Rathsnagadan was built in the mid-19th century as a dower house for the Bolger-Hynes family. The current owners have considerably upgraded the accommodation over their 20-year tenure, adding extra bedrooms and updating the kitchen and bathrooms. Their now grown-up children kept ponies in the stableyard and roamed the countryside in relative freedom.

The house is set deep in the Nore Valley, close to the border of Kilkenny and Wexford and with views across to Mount Brandon. With six bedrooms, new owners could operate a Blue Book-style B&B or just use the house as a family home. At first glance, ivy-covered walls and the blue-painted door give the house a romantic Provençal look.

The front door opens to a flagged hallway with a high ceiling and inner arch. Reception rooms have a comfortable lived-in air, with soft pastel walls, deep sofas and no sense of a house "done up" for the market. The wood-floored sittingroom has an original cast-iron fireplace and double doors to the garden.

This room links with a formal diningroom, also with period fireplace.

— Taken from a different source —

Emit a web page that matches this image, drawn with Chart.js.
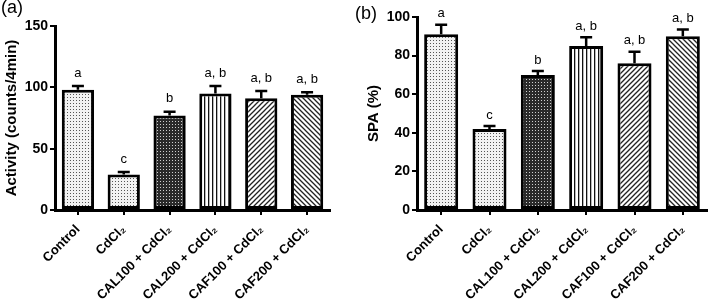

Deep ceiling coving is particularly fine. The study and office also include cast iron fireplaces.

While revamped in recent times, the kitchen has a deliberate old-fashioned look, with its quarry-tiled floor and old pine units. The steel island unit with hot plates and warming ovens was bought from a New Ross boarding school which was closing down. A gas-fired stove heats the adjoining breakfastroom.

Upstairs, three of the six bedrooms have en suite showers and there is a separate family bathroom. Mature gardens surround the house, with the Nore meandering through fields into the distance. The five acres includes two paddocks, a coach-house, stables and workshop.